Early on, Texas had been the scene of much experimentation with mechanical pickers, but Memphis soon became the center for cotton picker development, and the Rust Brothers moved there in 1935. The following year, a Rust picker was featured in a public trial at the Delta Experiment Station near Leland. It had some imperfections but it proved capable of harvesting cotton.
It’s interesting that the development of the mechanical picker was very much interconnected with the socioeconomic concerns of the time. After the North destroyed the South’s economy during the War Between the States, capital for experimentation and development came mostly from Northern investors. There is some evidence that these investors were reluctant to finance picker development because they didn’t want their cities overrun with displaced Southern sharecroppers and field hands.
Concerns about upsetting the sharecropping system were also evident in the South. After the partial success of the Rust picker, an editorial in the Jackson Daily News stated that the “Rust machine should be driven out of the field and sunk in the Mississippi River.”
Despite mechanical obstacles and some foot-dragging by those not keen on seeing a successful picker, advances continued until the International Harvester Corporation developed what is considered the first commercially successful picker.
After some of its own ideas didn’t pan out, Harvester bought up the Price-Campbell patents, and focused on spindle picker development. By employing spindles with teeth and using a device called a doffer to strip cotton and trash from the spindles, the company made a breakthrough. And since Harvester had introduced its line of Farmall tractors in the 1920s, it had the means to mobilize its picker.

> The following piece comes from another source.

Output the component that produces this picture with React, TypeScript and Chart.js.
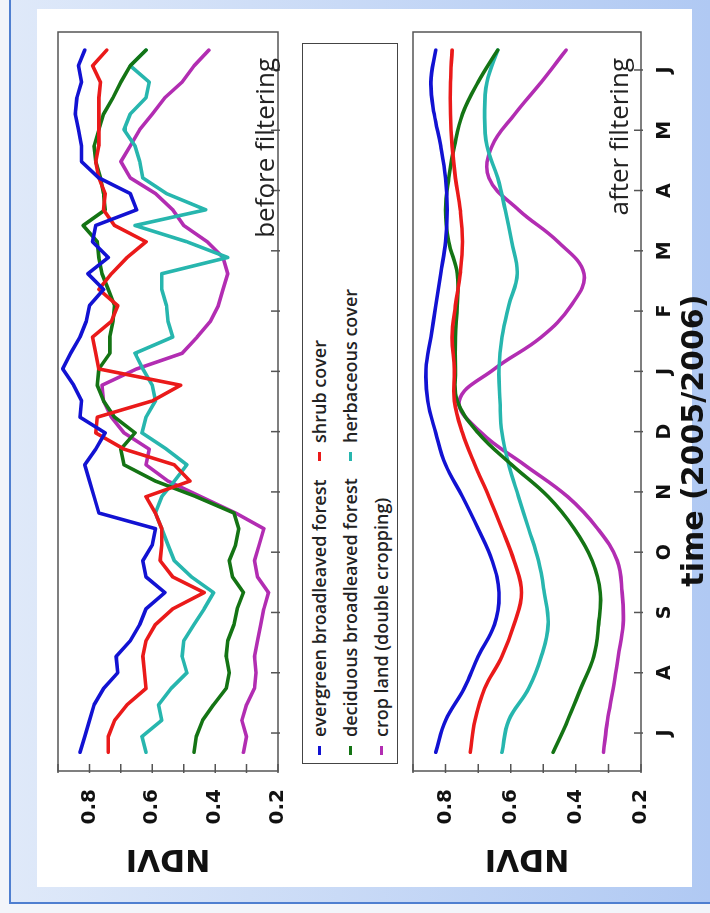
import React, { useEffect, useRef } from 'react';
import { Chart, registerables } from 'chart.js';

Chart.register(...registerables);

// time axis in months from the first July tick (J A S O N D J F M A M J)
const timeRaw = [
  -0.32, -0.06, 0.21, 0.47, 0.74, 1.0, 1.27, 1.53, 1.8, 2.06, 2.33, 2.59, 2.86, 3.12, 3.39,
  3.65, 3.92, 4.18, 4.45, 4.71, 4.98, 5.24, 5.51, 5.77, 6.04, 6.3, 6.57, 6.83, 7.09, 7.36,
  7.62, 7.89, 8.15, 8.42, 8.68, 8.95, 9.21, 9.48, 9.74, 10.01, 10.27, 10.54, 10.8, 11.07, 11.33,
];
const timeSmooth = [
  -0.32, 0.21, 0.74, 1.27, 1.8, 2.33, 2.86, 3.39, 3.92, 4.45, 4.98, 5.51, 6.04, 6.57, 7.09,
  7.62, 8.15, 8.68, 9.21, 9.74, 10.27, 10.8, 11.33,
];
const monthTicks = [0, 1, 2, 3, 4, 5, 6, 7, 8, 9, 10, 11];
const monthLabels = ['J', 'A', 'S', 'O', 'N', 'D', 'J', 'F', 'M', 'A', 'M', 'J'];
const ndviTicks = [0.2, 0.3, 0.4, 0.5, 0.6, 0.7, 0.8, 0.9];
const ndviLabels = ['0.2', '', '0.4', '', '0.6', '', '0.8', ''];
const timeTitle = 'time (2005/2006)';

const seriesNames = [
  'evergreen broadleaved forest',
  'shrub cover',
  'deciduous broadleaved forest',
  'herbaceous cover',
  'crop land (double cropping)',
];
const seriesColors = ['#1212d2', '#ea1a1a', '#147414', '#27b6ae', '#b22db2'];

// before filtering
const rawEvergreen = [
  0.83, 0.815, 0.8, 0.785, 0.755, 0.71, 0.715, 0.67, 0.64, 0.62, 0.56, 0.62, 0.63, 0.6, 0.59,
  0.77, 0.785, 0.8, 0.815, 0.78, 0.75, 0.83, 0.825, 0.85, 0.885, 0.86, 0.83, 0.81, 0.8, 0.755,
  0.805, 0.74, 0.79, 0.78, 0.65, 0.67, 0.77, 0.825, 0.825, 0.835, 0.845, 0.84, 0.825, 0.835, 0.815,
];
const rawShrub = [
  0.74, 0.74, 0.72, 0.68, 0.62, 0.625, 0.63, 0.62, 0.59, 0.535, 0.435, 0.535, 0.575, 0.57, 0.57,
  0.59, 0.62, 0.48, 0.53, 0.69, 0.78, 0.775, 0.6, 0.51, 0.77, 0.78, 0.79, 0.73, 0.71, 0.77,
  0.73, 0.68, 0.62, 0.72, 0.755, 0.75, 0.77, 0.78, 0.77, 0.77, 0.77, 0.77, 0.765, 0.79, 0.745,
];
const rawDeciduous = [
  0.467, 0.46, 0.44, 0.405, 0.365, 0.355, 0.365, 0.36, 0.34, 0.33, 0.31, 0.345, 0.355, 0.335, 0.325,
  0.34, 0.46, 0.59, 0.69, 0.7, 0.655, 0.72, 0.755, 0.775, 0.77, 0.735, 0.735, 0.725, 0.72, 0.74,
  0.76, 0.77, 0.775, 0.82, 0.75, 0.755, 0.765, 0.78, 0.785, 0.77, 0.755, 0.725, 0.7, 0.67, 0.62,
];
const rawHerbaceous = [
  0.62, 0.633, 0.57, 0.58, 0.54, 0.49, 0.505, 0.5, 0.467, 0.435, 0.405, 0.475, 0.53, 0.55, 0.57,
  0.59, 0.57, 0.53, 0.49, 0.555, 0.633, 0.62, 0.59, 0.6, 0.63, 0.655, 0.535, 0.55, 0.555, 0.57,
  0.57, 0.36, 0.49, 0.655, 0.43, 0.555, 0.63, 0.64, 0.655, 0.69, 0.67, 0.62, 0.61, 0.67, 0.62,
];
const rawCrop = [
  0.31, 0.3, 0.315, 0.3, 0.275, 0.27, 0.275, 0.265, 0.255, 0.245, 0.23, 0.265, 0.275, 0.26, 0.245,
  0.335, 0.445, 0.55, 0.62, 0.61, 0.69, 0.73, 0.755, 0.76, 0.65, 0.505, 0.457, 0.415, 0.39, 0.375,
  0.36, 0.375, 0.425, 0.5, 0.535, 0.59, 0.67, 0.7, 0.67, 0.64, 0.6, 0.56, 0.505, 0.467, 0.42,
];

// after filtering
const smoothEvergreen = [
  0.83, 0.8, 0.743, 0.7, 0.65, 0.636, 0.657, 0.7, 0.748, 0.8, 0.83, 0.855, 0.86, 0.845, 0.83,
  0.815, 0.8, 0.795, 0.8, 0.815, 0.835, 0.845, 0.83,
];
const smoothShrub = [
  0.724, 0.71, 0.68, 0.627, 0.59, 0.567, 0.59, 0.627, 0.667, 0.71, 0.748, 0.773, 0.773, 0.78, 0.77,
  0.755, 0.748, 0.755, 0.77, 0.78, 0.785, 0.785, 0.78,
];
const smoothDeciduous = [
  0.47, 0.425, 0.385, 0.345, 0.33, 0.325, 0.35, 0.405, 0.485, 0.597, 0.7, 0.764, 0.77, 0.77, 0.764,
  0.764, 0.79, 0.8, 0.79, 0.773, 0.748, 0.7, 0.64,
];
const smoothHerbaceous = [
  0.627, 0.606, 0.545, 0.506, 0.485, 0.497, 0.515, 0.545, 0.576, 0.606, 0.627, 0.633, 0.636, 0.627, 0.606,
  0.58, 0.597, 0.617, 0.64, 0.673, 0.68, 0.673, 0.64,
];
const smoothCrop = [
  0.315, 0.303, 0.285, 0.27, 0.255, 0.258, 0.273, 0.333, 0.425, 0.558, 0.69, 0.758, 0.65, 0.506, 0.415,
  0.375, 0.455, 0.576, 0.667, 0.657, 0.587, 0.506, 0.43,
];

const AXIS_FONT = 'DejaVu Sans';
const TEXT_FONT = 'Open Sans';
const TITLE_CENTER_MONTH = 4.85;

const framePlugin = {
  id: 'frameTicks',
  afterDraw(chart: any, _args: any, opts: any) {
    const { ctx, chartArea, scales } = chart;
    const { left, right, top, bottom } = chartArea;
    ctx.save();
    ctx.strokeStyle = '#555';
    ctx.lineWidth = 1.5;
    ctx.strokeRect(left, top, right - left, bottom - top);
    ctx.beginPath();
    scales.x.ticks.forEach((t: any) => {
      const p = scales.x.getPixelForValue(t.value);
      ctx.moveTo(p, bottom + 2);
      ctx.lineTo(p, bottom - 7);
    });
    scales.y.ticks.forEach((t: any) => {
      const p = scales.y.getPixelForValue(t.value);
      ctx.moveTo(left - 2, p);
      ctx.lineTo(left + 7, p);
    });
    ctx.stroke();
    if (opts && opts.title) {
      ctx.fillStyle = '#111';
      ctx.font = `bold 30px "${AXIS_FONT}"`;
      ctx.textAlign = 'center';
      ctx.textBaseline = 'middle';
      ctx.fillText(opts.title, scales.x.getPixelForValue(TITLE_CENTER_MONTH), scales.x.bottom - 15);
    }
    ctx.restore();
  },
};

function buildConfig(
  times: number[],
  series: number[][],
  smooth: boolean,
  withXLabels: boolean,
  padTop: number,
  xHeight: number
): any {
  return {
    type: 'line',
    data: {
      datasets: series.map((vals, k) => ({
        label: seriesNames[k],
        data: times.map((t, i) => ({ x: t, y: vals[i] })),
        borderColor: seriesColors[k],
        borderWidth: 3.6,
        pointRadius: 0,
        tension: smooth ? 0.4 : 0,
        fill: false,
        borderJoinStyle: 'round',
        borderCapStyle: 'round',
      })),
    },
    options: {
      responsive: false,
      animation: false,
      devicePixelRatio: 1,
      layout: { padding: { top: padTop, right: 32, left: 0, bottom: 0 } },
      plugins: {
        legend: { display: false },
        tooltip: { enabled: false },
        frameTicks: { title: withXLabels ? timeTitle : '' },
      },
      scales: {
        x: {
          type: 'linear',
          min: -0.63,
          max: 11.63,
          grid: { display: false },
          border: { display: false },
          afterBuildTicks: (s: any) => {
            s.ticks = monthTicks.map((v) => ({ value: v }));
          },
          ticks: {
            display: withXLabels,
            autoSkip: false,
            maxRotation: 0,
            padding: 5,
            color: '#111',
            font: { family: AXIS_FONT, size: 19, weight: 'bold' },
            callback: (_v: any, i: number) => monthLabels[i],
          },
          title: { display: false },
          afterFit: (s: any) => {
            s.height = xHeight;
          },
        },
        y: {
          type: 'linear',
          min: 0.2,
          max: 0.9,
          grid: { display: false },
          border: { display: false },
          afterBuildTicks: (s: any) => {
            s.ticks = ndviTicks.map((v) => ({ value: v }));
          },
          ticks: {
            autoSkip: false,
            padding: 10,
            color: '#111',
            font: { family: AXIS_FONT, size: 20, weight: 'bold' },
            callback: (_v: any, i: number) => ndviLabels[i],
          },
          title: {
            display: true,
            text: 'NDVI',
            color: '#111',
            font: { family: AXIS_FONT, size: 30, weight: 'bold' },
            padding: { top: 37, bottom: 0 },
          },
          afterFit: (s: any) => {
            s.width = 142;
          },
        },
      },
    },
    plugins: [framePlugin],
  };
}

const legendRows = [
  { k: 0, col: 0, row: 0 },
  { k: 1, col: 1, row: 0 },
  { k: 2, col: 0, row: 1 },
  { k: 3, col: 1, row: 1 },
  { k: 4, col: 0, row: 2 },
];

export default function App() {
  const c1 = useRef<HTMLCanvasElement>(null);
  const c2 = useRef<HTMLCanvasElement>(null);

  useEffect(() => {
    const ch1 = new Chart(
      c1.current as HTMLCanvasElement,
      buildConfig(timeRaw, [rawEvergreen, rawShrub, rawDeciduous, rawHerbaceous, rawCrop], false, false, 58, 12)
    );
    const ch2 = new Chart(
      c2.current as HTMLCanvasElement,
      buildConfig(
        timeSmooth,
        [smoothEvergreen, smoothShrub, smoothDeciduous, smoothHerbaceous, smoothCrop],
        true,
        true,
        23,
        69
      )
    );
    return () => {
      ch1.destroy();
      ch2.destroy();
    };
  }, []);

  return (
    <div
      style={{
        position: 'fixed',
        left: 0,
        top: 0,
        width: 710,
        height: 913,
        overflow: 'hidden',
        background: '#f2f5fa',
      }}
    >
      <div
        style={{
          position: 'absolute',
          left: 9,
          top: 0,
          width: 701,
          height: 904,
          boxSizing: 'border-box',
          borderLeft: '2px solid #4f7fd0',
          borderBottom: '2px solid #4f7fd0',
          background: 'linear-gradient(to right, #dfe9f9, #b0c9f3)',
        }}
      />
      <div
        style={{
          position: 'absolute',
          left: 37,
          top: 9,
          width: 655,
          height: 878,
          background: '#ffffff',
        }}
      />
      <div
        style={{
          position: 'absolute',
          left: 0,
          top: 0,
          width: 913,
          height: 710,
          transformOrigin: '0 0',
          transform: 'translateY(913px) rotate(-90deg)',
        }}
      >
        <canvas ref={c1} width={913} height={300} style={{ position: 'absolute', left: 0, top: 0 }} />
        <div
          style={{
            position: 'absolute',
            left: 149,
            top: 302,
            width: 721,
            height: 96,
            boxSizing: 'border-box',
            border: '1.5px solid #444',
            background: '#fff',
          }}
        >
          {legendRows.map((it) => (
            <div
              key={it.k}
              style={{
                position: 'absolute',
                left: it.col === 0 ? 8 : 302,
                top: 3 + it.row * 31,
                height: 26,
                display: 'flex',
                alignItems: 'center',
                whiteSpace: 'nowrap',
              }}
            >
              <span
                style={{
                  display: 'inline-block',
                  width: 9,
                  height: 3,
                  background: seriesColors[it.k],
                  marginRight: 9,
                }}
              />
              <span
                style={{
                  fontFamily: TEXT_FONT,
                  fontWeight: 600,
                  fontSize: 18,
                  color: '#222',
                }}
              >
                {seriesNames[it.k]}
              </span>
            </div>
          ))}
        </div>
        <canvas ref={c2} width={913} height={320} style={{ position: 'absolute', left: 0, top: 390 }} />
        <div
          style={{
            position: 'absolute',
            right: 58,
            top: 248,
            height: 32,
            lineHeight: '32px',
            fontFamily: TEXT_FONT,
            fontSize: 26,
            color: '#222',
            whiteSpace: 'nowrap',
          }}
        >
          before filtering
        </div>
        <div
          style={{
            position: 'absolute',
            right: 58,
            top: 602,
            height: 32,
            lineHeight: '32px',
            fontFamily: TEXT_FONT,
            fontSize: 26,
            color: '#222',
            whiteSpace: 'nowrap',
          }}
        >
          after filtering
        </div>
      </div>
    </div>
  );
}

By the early 1940s, the company abandoned the idea of pulling its machine through the field and mounted a one-row picker on a Farmall H tractor with the transmission gears reversed and the clutch and gear shifter relocated so that it moved backwards down the rows. And then just as Harvester was getting close to production, much of its manufacturing efforts were diverted to producing military hardware during World War II.
By the time the war was over and steel was again available for the commercial market, Harvester had perfected its picker, and by 1949, the company had a modern factory built in Memphis ready to churn out pickers for the mid-South market.
These were the mechanical pickers that came on scene in Yalobusha County in the early 1950s – more than sixty years after the Commercial Appeal reporter had witnessed their mule-drawn ancestor at work near Lake Cormorant.